For various reasons however it might be impractical or undesirable to implement the algorithm this way. Many file comparisons may be required making the operation potentially very expensive on large files. Also the files might be remote to each other and it might be impractical to send a complete copy just so the remote system can see if its changed.
A more common approach is to use a hash function. A hash function basically just converts a large piece of data into a smaller piece of data (called a hash), usually a 32-128 bit integer. A good hash function will distribute values in the new (smaller) data range as evenly as possible.
A common hash function is an MD5 hash, which generates a 128-bit hash. Let’s say files A and B were on different servers. One could send an MD5 hash of the file to the other, which could compare it to its own MD5 hash. If they’re different, the files are different. If they’re the same, the files are highly likely to be the same.
An MD5 hash comparison is a probabilistic comparison algorithm for this reason.

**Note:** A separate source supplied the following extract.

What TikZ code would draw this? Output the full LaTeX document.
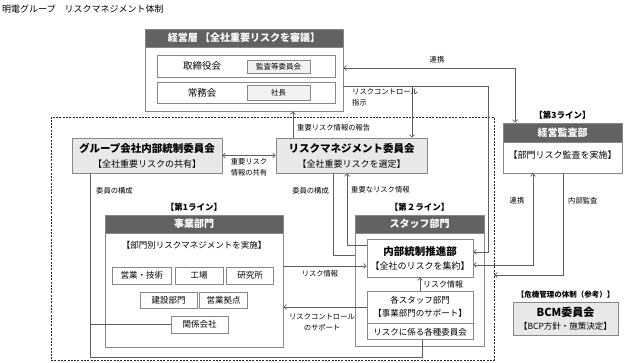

And before you say that the chance is so remote it’ll never happen, think again. A malicious exploit has been demonstrated of generating two files with the same MD5 hash.
Algorithms such as this that only have brute force approaches age relatively quickly. Where once MD5 was considered safe, creating two messages with the same MD5 hash is now feasible (in a matter of days with not unreasonable hardware) such that the more secure SHA-1 algorithm has largely replaced it’s usage.
Anyway, that's it for my (hopefully plain English) explanation of Big O. I intend to follow this up with applications to some common scenarios in weeks to come.